JPA Pagination of entities with @OneToMany/@ManyToMany

Displaying paginated results of entities with their *-to-many sub-entities is a tricky thing and many people actually don’t even know about the problems. Let’s check what JPA does and what it does not for you. Besides standard JPA I’ll use Querydsl for queries – this effectively results in JPQL. Querydsl is type-safe and compared to Criteria API much more readable.

Source of N+1 select problem

Imagine having an entity called User that can have many Roles. Mapping looks like this:

@JoinTable(name = "user_roles",
  joinColumns = @JoinColumn(name = "user_id", referencedColumnName = "id"),
  inverseJoinColumns = @JoinColumn(name = "role_id", referencedColumnName = "id"))
@ManyToMany(fetch = FetchType.EAGER)
private Set<Role> roles;

You want to display a paginated list of users that contains list of their roles – for instance as tiny icons with tooltips containing role names.

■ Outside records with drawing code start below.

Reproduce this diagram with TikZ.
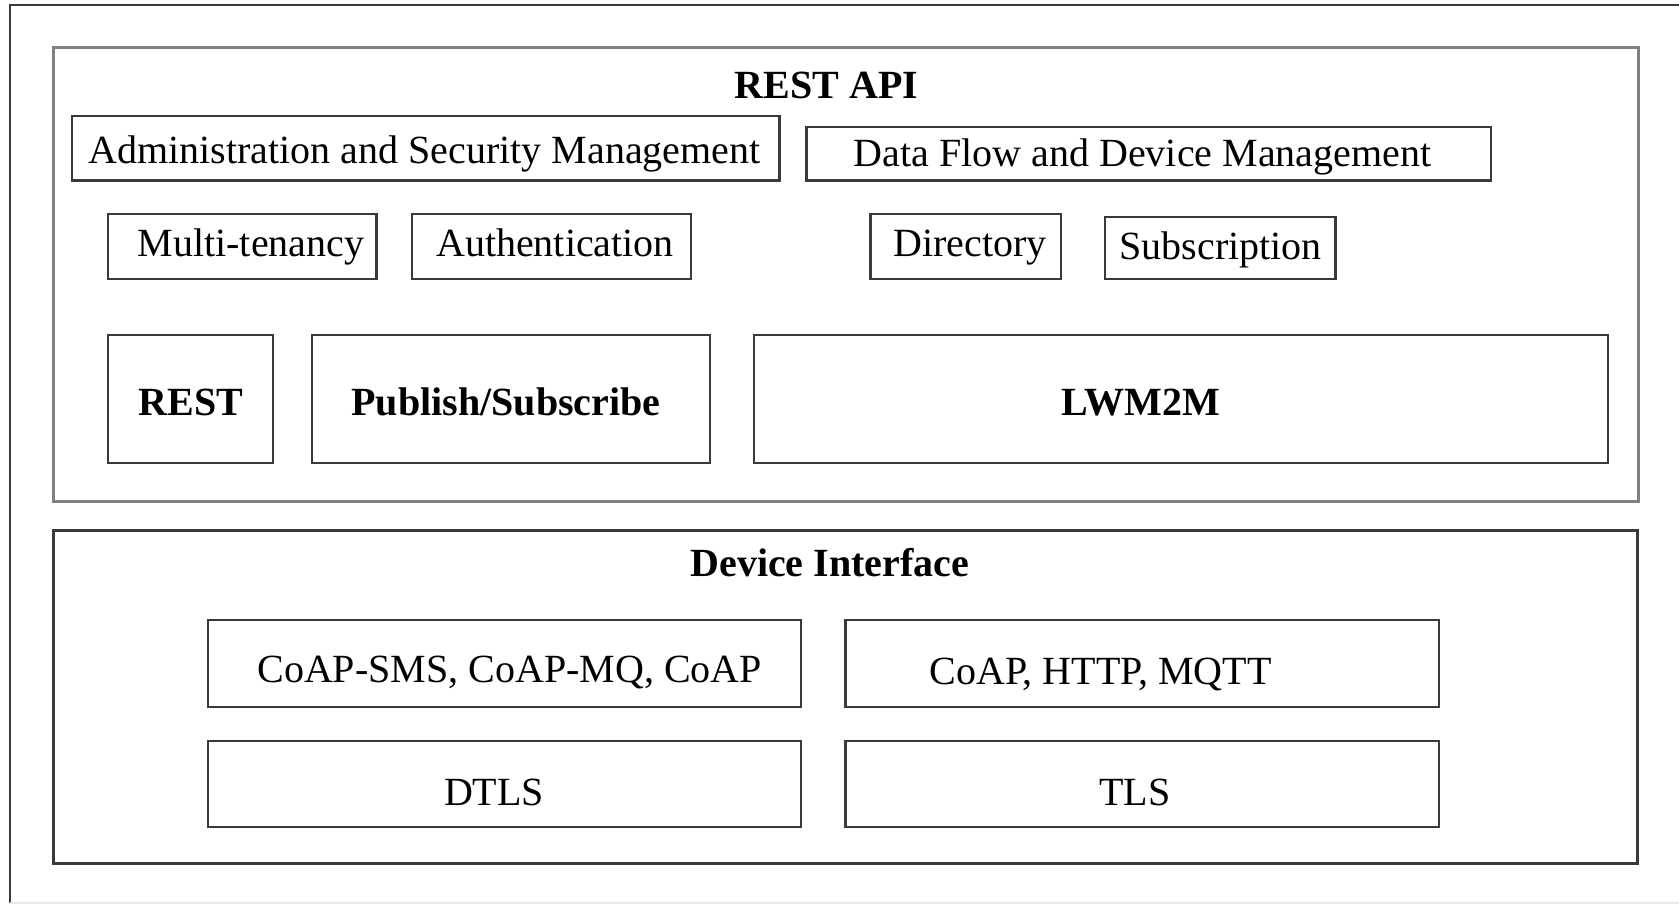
\documentclass[tikz,border=0pt]{standalone}
\usepackage{fontspec}
\setmainfont{Liberation Serif}
\usetikzlibrary{fit}

\definecolor{edgedark}{HTML}{3A3A3A}
\definecolor{edgegray}{HTML}{808080}
\definecolor{edgefaint}{HTML}{E8E8E8}

\tikzset{
  px/.style={x=0.5pt, y=-0.5pt},
  layerbox/.style={draw=#1, line width=1.5pt, inner sep=0pt, fill=none},
  partbox/.style={draw=edgedark, line width=1.1pt, inner sep=0pt},
  lbl/.style={inner sep=0pt, anchor=base, font=\fontsize{20}{24}\selectfont},
  title/.style={lbl, font=\fontsize{20}{24}\selectfont\bfseries},
}

\begin{document}
\begin{tikzpicture}[px]
\useasboundingbox (0,0) rectangle (1679,904);

% surrounding frame (open on the right)
\coordinate (fTR) at (1690,5);
\coordinate (fTL) at (10,5);
\coordinate (fBL) at (10,902.5);
\coordinate (fBR) at (1690,902.5);
\draw[edgedark, line width=1pt] (fTR) -- (fTL) -- (fBL);
\draw[edgefaint, line width=1pt] (fBL) -- (fBR);

% ---------- REST API layer ----------
\node[layerbox=edgegray, fit={(53,48) (1638,501)}] (restapi) {};
\node[title] (restapiT) at (826.6,98) {REST API};

\node[partbox, fit={(72,116) (779.5,180.5)}] (admin) {};
\node[lbl] (adminT) at (424.4,163.3) {Administration and Security Management};
\node[partbox, fit={(806.5,127) (1491,180.5)}] (dataflow) {};
\node[lbl] (dataflowT) at (1142.6,166.5) {Data Flow and Device Management};

\node[partbox, fit={(108,214) (376.5,279.3)}] (multi) {};
\node[lbl] (multiT) at (251,256.7) {Multi-tenancy};
\node[partbox, fit={(412,214) (691,279.3)}] (auth) {};
\node[lbl] (authT) at (555,256.7) {Authentication};
\node[partbox, fit={(870.5,214) (1060.7,279.3)}] (dir) {};
\node[lbl] (dirT) at (970,256.7) {Directory};
\node[partbox, fit={(1105,216.7) (1335.5,279.3)}] (subs) {};
\node[lbl] (subsT) at (1220.8,259) {Subscription};

\node[partbox, fit={(108,335) (273,463.3)}] (rest) {};
\node[title] (restT) at (191,415) {REST};
\node[partbox, fit={(311.8,335) (709.8,463.3)}] (pubsub) {};
\node[title] (pubsubT) at (506,415) {Publish/Subscribe};
\node[partbox, fit={(754.3,335) (1608.3,463.3)}] (lwm) {};
\node[title] (lwmT) at (1140.6,415) {LWM2M};

% ---------- Device Interface layer ----------
\node[layerbox=edgedark, fit={(53,530) (1637,863.5)}] (device) {};
\node[title] (deviceT) at (829.8,576.7) {Device Interface};

\node[partbox, fit={(207.8,620) (800.8,706.7)}] (coapsms) {};
\node[lbl] (coapsmsT) at (509.7,682.7) {CoAP-SMS, CoAP-MQ, CoAP};
\node[partbox, fit={(207.8,740.7) (800.8,827.3)}] (dtls) {};
\node[lbl] (dtlsT) at (494,805) {DTLS};
\node[partbox, fit={(845.4,620) (1438.8,706.7)}] (coaphttp) {};
\node[lbl] (coaphttpT) at (1100.6,684) {CoAP, HTTP, MQTT};
\node[partbox, fit={(845.4,740.7) (1438.8,827.3)}] (tls) {};
\node[lbl] (tlsT) at (1135,805) {TLS};
\end{tikzpicture}
\end{document}
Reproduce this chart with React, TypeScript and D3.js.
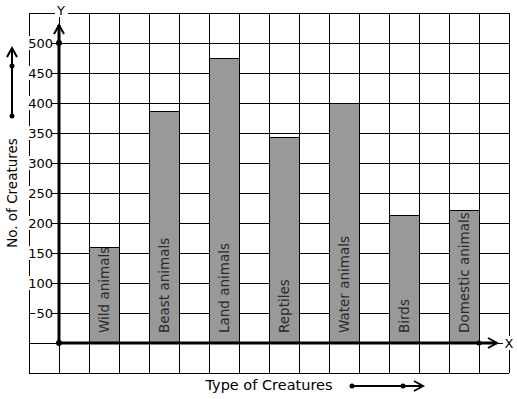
import React from 'react';
import * as d3 from 'd3';

const categories = ['Wild animals', 'Beast animals', 'Land animals', 'Reptiles', 'Water animals', 'Birds', 'Domestic animals'];
const values = [160, 386, 475, 343, 400, 213, 221];
const yTicks = [50, 100, 150, 200, 250, 300, 350, 400, 450, 500];

const W = 517;
const H = 399;
const font = 'DejaVu Sans, Verdana, sans-serif';

export default function App() {
  // one grid unit per 30px column, bars sit on every other column
  const x = d3.scaleLinear().domain([-1, 15]).range([29, 509]);
  const y = d3.scaleLinear().domain([-50, 550]).range([373, 13]);
  const colStep = x(1) - x(0);

  const gridX = d3.range(-1, 16);
  const gridY = d3.range(-50, 551, 50);

  const chevron = (px: number, py: number, dir: 'up' | 'right') =>
    dir === 'up'
      ? `M${px - 5},${py + 9} L${px},${py} L${px + 5},${py + 9}`
      : `M${px - 9},${py - 5} L${px},${py} L${px - 9},${py + 5}`;

  return (
    <svg width={W} height={H} style={{ position: 'absolute', left: 0, top: 0, background: '#fff' }}>
      {/* grid */}
      {gridX.map(g => (
        <line key={'gx' + g} x1={x(g)} x2={x(g)} y1={y(550)} y2={y(-50)} stroke="#000" strokeWidth={1} shapeRendering="crispEdges" />
      ))}
      {gridY.map(g => (
        <line key={'gy' + g} x1={x(-1)} x2={x(15)} y1={y(g)} y2={y(g)} stroke="#000" strokeWidth={1} shapeRendering="crispEdges" />
      ))}

      {/* bars */}
      {categories.map((c, i) => {
        const x0 = x(2 * i + 1);
        const top = y(values[i]);
        return (
          <g key={c}>
            <rect x={x0} y={top} width={colStep} height={y(0) - top} fill="#999" stroke="#000" strokeWidth={1} shapeRendering="crispEdges" />
            <text
              transform={`translate(${x0 + colStep / 2 + 5},${y(0) - 10}) rotate(-90)`}
              fontFamily={font}
              fontSize={13.5}
              fill="#2a2a2a"
            >{c}</text>
          </g>
        );
      })}

      {/* y tick labels with white backing */}
      {yTicks.map(t => {
        const label = String(t);
        const tw = label.length * 8.3;
        return (
          <g key={'yt' + t}>
            <rect x={x(0) - 7 - tw} y={y(t) - 7} width={tw + 1} height={14} fill="#fff" />
            <line x1={x(0) - 7} x2={x(0)} y1={y(t)} y2={y(t)} stroke="#000" strokeWidth={1} shapeRendering="crispEdges" />
            <text x={x(0) - 6} y={y(t) + 5} textAnchor="end" fontFamily={font} fontSize={13} fill="#000">{label}</text>
          </g>
        );
      })}

      {/* axes */}
      <line x1={x(0)} x2={x(0)} y1={y(0)} y2={25} stroke="#000" strokeWidth={3} />
      <path d={chevron(x(0), 25, 'up')} fill="none" stroke="#000" strokeWidth={2} />
      <line x1={x(0)} x2={497} y1={y(0)} y2={y(0)} stroke="#000" strokeWidth={3} />
      <path d={chevron(497, y(0), 'right')} fill="none" stroke="#000" strokeWidth={2} />
      <circle cx={x(0)} cy={y(0)} r={3} fill="#000" />
      <circle cx={x(0)} cy={y(500)} r={3} fill="#000" />
      <circle cx={x(14)} cy={y(0)} r={2.5} fill="#000" />

      {/* axis letters */}
      <rect x={55} y={3} width={13} height={14} fill="#fff" />
      <text x={61} y={15} textAnchor="middle" fontFamily={font} fontSize={13}>Y</text>
      <rect x={503} y={336} width={12} height={14} fill="#fff" />
      <text x={509} y={348} textAnchor="middle" fontFamily={font} fontSize={13}>X</text>

      {/* y title + arrow */}
      <text transform={`translate(17,${193}) rotate(-90)`} textAnchor="middle" fontFamily={font} fontSize={13.5}>No. of Creatures</text>
      <line x1={12} x2={12} y1={116} y2={50} stroke="#000" strokeWidth={2} />
      <path d={chevron(12, 48, 'up')} fill="none" stroke="#000" strokeWidth={2} />
      <circle cx={12} cy={116} r={2.5} fill="#000" />
      <circle cx={12} cy={66} r={2.5} fill="#000" />

      {/* x title + arrow */}
      <text x={269} y={390} textAnchor="middle" fontFamily={font} fontSize={14.5}>Type of Creatures</text>
      <line x1={352} x2={421} y1={386} y2={386} stroke="#000" strokeWidth={2} />
      <path d={chevron(423, 386, 'right')} fill="none" stroke="#000" strokeWidth={2} />
      <circle cx={352} cy={386} r={2.5} fill="#000" />
      <circle cx={403} cy={386} r={2.5} fill="#000" />
    </svg>
  );
}
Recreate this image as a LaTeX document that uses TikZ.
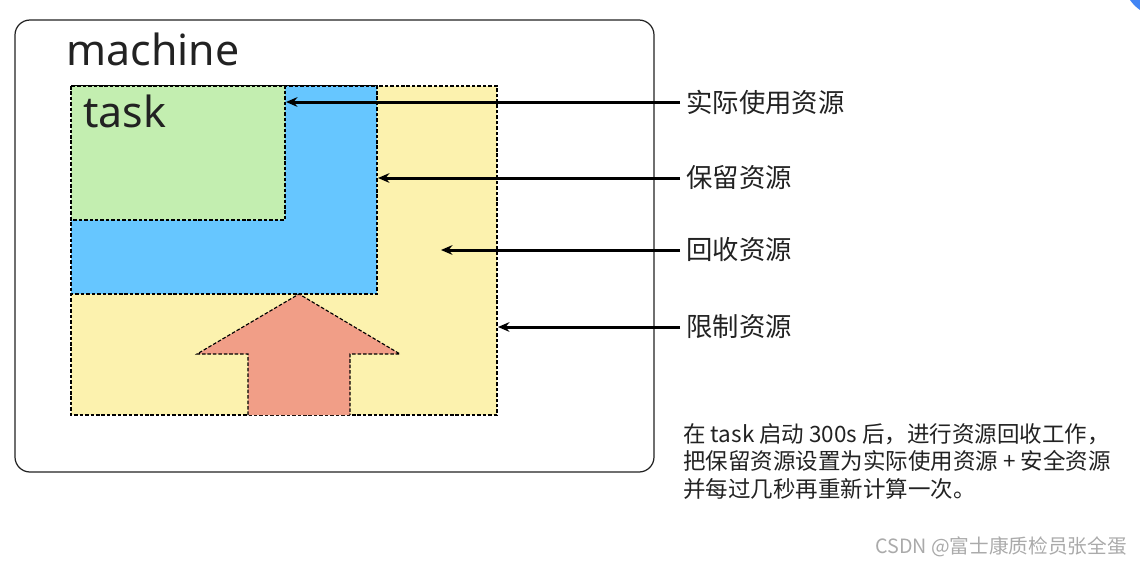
\documentclass[tikz,border=0pt]{standalone}
\usepackage{fontspec}
\setmainfont{Noto Sans}
\newfontfamily\cjk{Noto Sans CJK SC}
\usetikzlibrary{arrows.meta, positioning}
\definecolor{mydark}{RGB}{34,34,34}
\definecolor{mygreen}{RGB}{195,238,176}
\definecolor{myblue}{RGB}{102,198,255}
\definecolor{myyellow}{RGB}{252,242,174}
\definecolor{myred}{RGB}{241,158,135}
\definecolor{mygray}{RGB}{170,170,170}
\definecolor{dotblue}{RGB}{66,133,244}
\tikzset{
  region/.style={draw=black, line width=0.65pt, dash pattern=on 2pt off 1.1pt},
  pointer/.style={-{Stealth[length=6.5pt, width=5.5pt]}, line width=1.7pt, color=black},
  reslabel/.style={anchor=west, inner sep=0.12cm, font=\cjk\fontsize{15pt}{17pt}\selectfont, text=mydark},
  bigword/.style={anchor=base west, inner sep=0, font=\fontsize{24.4pt}{28pt}\selectfont, text=mydark}
}

\begin{document}
\begin{tikzpicture}[x=0.02cm, y=-0.02cm]
  \useasboundingbox (0,0) rectangle (1140,566);
  % Corner dot
  \begin{scope}
    \clip (0,0) rectangle (1140,566);
    \fill[dotblue] (1160,-20) circle (36);
  \end{scope}

  % Machine box
  \draw[mydark, line width=0.7pt, rounded corners=0.3cm] (15,20) rectangle (654,472);
  \node[bigword] (machine) at (66,65) {machine};

  % Resource regions
  \filldraw[region, fill=myyellow] (71,86) rectangle (497,415);
  \filldraw[region, fill=myblue] (71,86) rectangle (377,294);
  \filldraw[region, fill=mygreen] (71,86) rectangle (285,220);
  \node[bigword] (task) at (83,127) {task};

  % Growth arrow
  \filldraw[region, fill=myred] (248,415) -- (248,354) -- (197,354) -- (299,294)
    -- (400,354) -- (350,354) -- (350,415);

  % Arrow targets
  \coordinate (usedend) at (286,102);
  \coordinate (keptend) at (378,178);
  \coordinate (backend) at (441,250);
  \coordinate (limitend) at (498,327);

  % Labels
  \node[reslabel] (used) at (680,102) {实际使用资源};
  \node[reslabel] (kept) at (680,178) {保留资源};
  \node[reslabel] (back) at (680,250) {回收资源};
  \node[reslabel] (limit) at (680,327) {限制资源};

  \draw[pointer] (used.west) -- (usedend);
  \draw[pointer] (kept.west) -- (keptend);
  \draw[pointer] (back.west) -- (backend);
  \draw[pointer] (limit.west) -- (limitend);

  % Note
  \node[anchor=north west, inner sep=0, align=left, text=mydark,
        font=\cjk\fontsize{12.8pt}{15.6pt}\selectfont] (note) at (683,423)
    {在 task 启动 300s 后，进行资源回收工作，\\
     把保留资源设置为实际使用资源 + 安全资源\\
     并每过几秒再重新计算一次。};

  \node[anchor=base west, inner sep=0, text=mygray,
        font=\cjk\fontsize{11.2pt}{13pt}\selectfont] (mark) at (875,553)
    {CSDN @富士康质检员张全蛋};
\end{tikzpicture}
\end{document}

Naive approach is to query the Users and then wait for whatever may come:

QUser u = QUser.user; // we will use this alias further
List<User> result = new JPAQuery(em).from(u)
    .where(...)
    .offset((page - 1) * pageSize)
    .limit(pageSize)
    .list(u);

Now something may or may not happen. Simple select from USER is definitely executed and if you don’t touch user.role that will be all. But you want those roles and you want to display them – for instance when you iterate the results. Each such access executes another select from ROLE where user_id = iterated user’s id. This is the infamous N+1 select problem (although the order is rather 1+N :-)). It is extremely bad for selects with large result sets, while for pages N has reasonable limits. But still – no reason to do additional 25 selects instead of… how many actually?

Left join for the help?

Were the mapping @…ToOne, then you could just left join this entity (e.g. user’s Address assuming there is a single address needed for a user). Left join in this case does not change the number of rows in the result – even for optional addresses, whereas inner join would omit users without addresses (also surprisingly common error for programmers who try to avoid SQL for no good reasons).

Left join for *ToOne relations is good solution for both paginated and non-paginated results.

But for *ToMany paginating and left join don’t go well together. The problem is that SQL can only paginate rows of the resulting join, it cannot know the proper offset and limit to select for instance second user only. Here we want page 2 with page size 2:

List<User> result = new JPAQuery(em).from(u)
    .where(...)
    .leftJoin(u.roles).fetch()
    .offset(2).limit(2)
    .list(u);

The result is delivered in a single select – but what a result…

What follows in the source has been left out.